Every time I write about data centers, somebody eventually asks:
“If China can put them underwater, why don’t we just do that?”
Fair question.
And for the folks in the back row, let’s answer it plainly.
Yes, China put a data center underwater.
Yes, it works.
No, it is not the magic answer some people think it is.
A lot of folks hear “underwater data center” and imagine some futuristic solution where all the problems disappear. No more giant buildings. No more noise. No more water fights. No more complaints from neighbors. Just a bunch of computers sitting peacefully beneath schools of fish while everybody goes home happy.
That’s not exactly how this works.
The Chinese project getting all the attention is an underwater data center operating near Shanghai. It’s about 24 megawatts.
Now, before anybody starts writing letters to the editor, let’s put that number in perspective.
A 24-megawatt underwater facility is about the size of a neighborhood grocery store compared to the giant AI campuses being proposed in the United States. Some of the projects now being discussed here are measured in gigawatts.
One gigawatt equals 1,000 megawatts.
So a one-gigawatt AI campus is more than forty times larger than China’s underwater project.
Some proposed facilities are two, three, even five gigawatts.
That’s like comparing a fishing boat to an aircraft carrier and declaring you’ve solved naval warfare.

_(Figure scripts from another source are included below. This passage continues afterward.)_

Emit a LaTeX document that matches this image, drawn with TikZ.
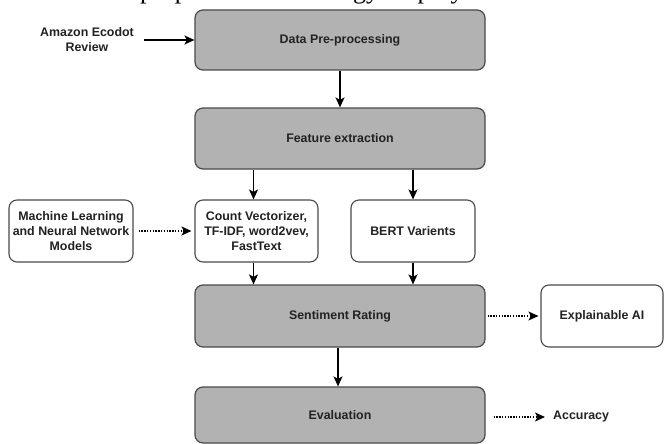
\documentclass[tikz,border=0pt]{standalone}
\usepackage{fontspec}
\setmainfont{Liberation Sans}
\newfontfamily\topserif{Liberation Serif}
\usetikzlibrary{arrows.meta}
\definecolor{boxgray}{HTML}{B2B2B2}
\definecolor{edgegray}{HTML}{4A4A4A}
\definecolor{txt}{HTML}{222222}
\begin{document}
\begin{tikzpicture}[x=1pt,y=-1pt,
  lbl/.style={font=\fontsize{12.4}{15}\selectfont\bfseries, text=txt, align=center},
  graybox/.style={lbl, draw=edgegray, line width=1.2pt, fill=boxgray, rounded corners=8pt, inner sep=0pt},
  whitebox/.style={lbl, draw=edgegray, line width=1.1pt, fill=white, rounded corners=8pt, inner sep=0pt},
  arr/.style={line width=1.5pt, black, -{Stealth[length=10pt,width=9pt,inset=2.5pt]}},
  dotarr/.style={line width=1.5pt, black, dash pattern=on 1.4pt off 1.4pt, -{Stealth[length=10pt,width=9pt,inset=2.5pt]}}
]
\useasboundingbox (0,0) rectangle (664,444);
\clip (0,0) rectangle (664,444);
\fill[white] (0,0) rectangle (664,444);

% clipped line of text from the page above
\node[anchor=base west, inner sep=0pt, font=\topserif\fontsize{26}{30}\selectfont] (toptext) at (140,-1.5) {proposed methodology employ};

\node[graybox, minimum width=290pt, minimum height=60pt] (data) at (340,40) {Data Pre-processing};
\node[graybox, minimum width=290pt, minimum height=61pt] (feat) at (340,138.5) {Feature extraction};
\node[whitebox, minimum width=124pt, minimum height=62pt] (ml) at (71,231) {Machine Learning\\and Neural Network\\Models};
\node[whitebox, minimum width=123pt, minimum height=62pt] (count) at (256.5,231) {Count Vectorizer,\\TF-IDF, word2vev,\\FastText};
\node[whitebox, minimum width=124pt, minimum height=62pt] (bert) at (413,231) {BERT Varients};
\node[graybox, minimum width=290pt, minimum height=62pt] (sent) at (340,316) {Sentiment Rating};
\node[whitebox, minimum width=122pt, minimum height=62pt] (xai) at (602,316) {Explainable AI};
\node[graybox, minimum width=290pt, minimum height=56pt] (eval) at (340,415) {Evaluation};

\node[lbl, inner sep=0pt] (amazon) at (87,40) {Amazon Ecodot\\Review};
\node[lbl, anchor=west, inner sep=0pt] (acc) at (553,417) {Accuracy};

\draw[arr] ([xshift=10pt]amazon.east |- data.west) -- (data.west);
\draw[arr] (data.south) -- (feat.north);
\draw[arr] ([xshift=-3pt]count.north |- feat.south) -- ([xshift=-3pt]count.north);
\draw[arr] (bert.north |- feat.south) -- (bert.north);
\draw[arr] ([xshift=-3pt]count.south) -- ([xshift=-3pt]count.south |- sent.north);
\draw[arr] (bert.south) -- (bert.south |- sent.north);
\draw[arr] ([xshift=-2pt]sent.south) -- ([xshift=-2pt]eval.north);
\draw[dotarr, shorten <=5pt, shorten >=3pt] (ml.east) -- (count.west);
\draw[dotarr, shorten <=2pt, shorten >=2pt] (sent.east) -- (xai.west);
\draw[dotarr, shorten <=8pt, shorten >=8pt] (eval.east |- acc.west) -- (acc.west);
\end{tikzpicture}
\end{document}
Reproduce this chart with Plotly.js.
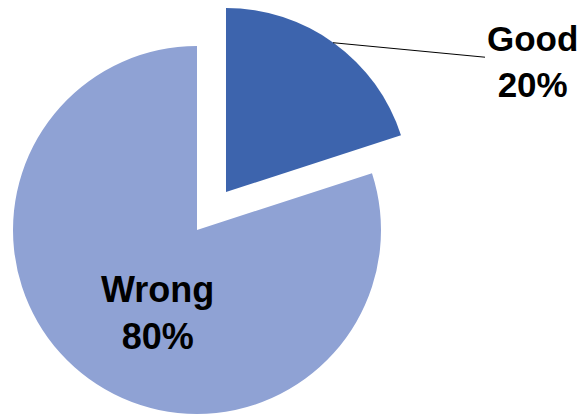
<!DOCTYPE html>
<html>
<head>
<meta charset="utf-8">
<script src="https://cdn.plot.ly/plotly-3.0.1.min.js"></script>
<style>html,body{margin:0;padding:0;background:#fff;}#chart{width:583px;height:415px;}</style>
</head>
<body>
<div id="chart"></div>
<script>
// Data
var labels = ['Good', 'Wrong'];
var values = [20, 80];
var sliceColors = ['#3D64AD', '#8FA2D4'];

var total = values.reduce(function (a, b) { return a + b; }, 0);
var pctText = values.map(function (v) { return Math.round(v / total * 100) + '%'; });
var clear = 'rgba(0,0,0,0)';

// Trace drawing the large slice (centered in its domain)
var wrongTrace = {
  type: 'pie', labels: labels, values: values, sort: false,
  direction: 'clockwise', rotation: 0,
  marker: { colors: [clear, sliceColors[1]], line: { width: 0 } },
  textinfo: 'none', hoverinfo: 'none', showlegend: false,
  domain: { x: [0.0223, 0.6535], y: [0.0024, 0.8892] }
};
// Trace drawing the exploded slice (same data, shifted domain)
var goodTrace = {
  type: 'pie', labels: labels, values: values, sort: false,
  direction: 'clockwise', rotation: 0,
  marker: { colors: [sliceColors[0], clear], line: { width: 0 } },
  textinfo: 'none', hoverinfo: 'none', showlegend: false,
  domain: { x: [0.0720, 0.7033], y: [0.0940, 0.9807] }
};

var fam = 'Liberation Sans, Arial, sans-serif';

var layout = {
  width: 583, height: 415,
  margin: { l: 0, r: 0, t: 0, b: 0 },
  paper_bgcolor: '#fff', plot_bgcolor: '#fff',
  showlegend: false,
  annotations: [
    {
      xref: 'paper', yref: 'paper', x: 0.5712, y: 0.8971,
      text: '<b>' + labels[0] + '<br>' + pctText[0] + '</b>',
      showarrow: true, arrowhead: 0, arrowwidth: 1, arrowcolor: '#000',
      ax: 199, ay: 19, font: { family: fam, size: 35, color: '#000' }, align: 'center'
    },
    {
      xref: 'paper', yref: 'paper', x: 0.2693, y: 0.2458,
      text: '<b>' + labels[1] + '<br>' + pctText[1] + '</b>',
      showarrow: false, font: { family: fam, size: 36, color: '#000' }, align: 'center',
      xanchor: 'center', yanchor: 'middle'
    }
  ]
};

Plotly.newPlot('chart', [wrongTrace, goodTrace], layout, { displayModeBar: false, staticPlot: true });
</script>
</body>
</html>
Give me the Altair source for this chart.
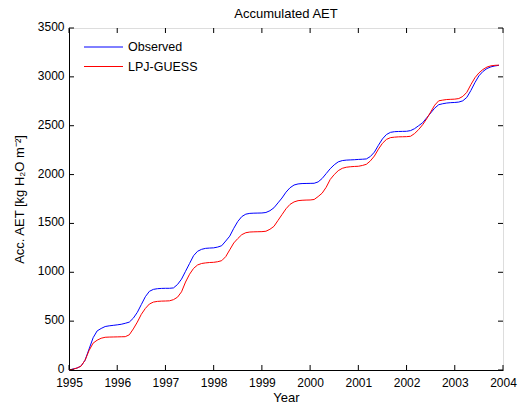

China deserves credit for trying something new. That’s how innovation works. Somebody builds something unusual, turns it on, and sees what happens.
The basic idea is straightforward.
Computers generate heat.
Lots of heat.
Cooling them requires equipment, energy, water and money.
The ocean happens to be a very large body of water that is generally cooler than the inside of a server rack.
So engineers sealed thousands of servers inside underwater modules, connected them to power and fiber-optic cables, and let the surrounding seawater help remove the heat.
On paper, it makes sense.
The problem with technology people, however, is they sometimes confuse “we built one” with “we solved the problem.”
We built Concorde.
We built supersonic passenger travel.
Then the economics showed up carrying a baseball bat.
Building something once is engineering.
Building thousands of them profitably for decades is business.
That’s where the underwater data center story gets more complicated.
First, there is maintenance.
When a server fails inside a conventional data center, somebody walks down an aisle, swaps out the part, and goes home.
When something breaks on the ocean floor, things become more interesting.
Now you’re talking about specialized equipment, retrieval operations, underwater inspections, weather conditions, marine engineering and costs that don’t appear in glossy corporate presentations.
Then there is corrosion.
Saltwater is many wonderful things.
Gentle on machinery is not one of them.
The ocean spends every day trying to turn human engineering projects back into a marine habitat.
Engineers know this. That’s why underwater systems require extensive protection, monitoring and maintenance.
Then there is the environmental question.
Supporters point out that underwater facilities may reduce freshwater consumption. That’s a legitimate argument.
But heat doesn’t disappear because we moved the computers underwater.
The heat goes somewhere.
At a pilot scale, scientists can monitor that.
At larger scales, we simply don’t know enough yet.
What happens if dozens of facilities begin discharging heat into coastal waters?
What happens if hundreds do?
What happens to marine ecosystems?
Nobody knows with certainty because nobody has deployed these systems at the scale now being proposed for AI infrastructure.
That’s why it remains a pilot project.
And that word matters.
Pilot.
Not revolution.
Not solution.
Pilot.
China’s underwater data center proves you can put a data center underwater.
That’s it.
It does not prove the economics work at large scale.
It does not prove the environmental impacts are fully understood.
It does not prove maintenance costs will be manageable.
And it certainly does not prove the concept can be expanded into the giant gigawatt-scale AI campuses being proposed across America.
There’s another problem people often overlook.
The biggest challenge facing modern AI data centers isn’t cooling.
It’s electricity.
The ocean can help cool computers.
The ocean cannot magically generate the power needed to run them.
An underwater data center still needs power plants, substations, transmission infrastructure, backup systems and a connection to the electrical grid.
The power bill still arrives.
The question is whether putting the computers underwater solves enough problems to justify creating a whole new set of challenges.
Maybe someday it will.
Maybe underwater facilities become useful in coastal cities, on islands, at military installations, or in places where land is scarce and cooling costs are high.
But today, what China has demonstrated is something much more modest.
They proved the idea can work.
That’s an important first step.
It’s just not the final answer.
So when somebody asks why we don’t simply build data centers underwater like China, the honest answer is this:
Because China is testing a promising idea, not presenting a finished solution.
Around here, we’d like answers to a few old-fashioned questions before we start zoning the ocean floor.
Who pays?
Who profits?
Who regulates it?
Who fixes it when it breaks?
And what happens to the water?
Because history teaches us that whenever someone says they’ve found a simple solution to a complicated problem, it’s usually time to check the fine print.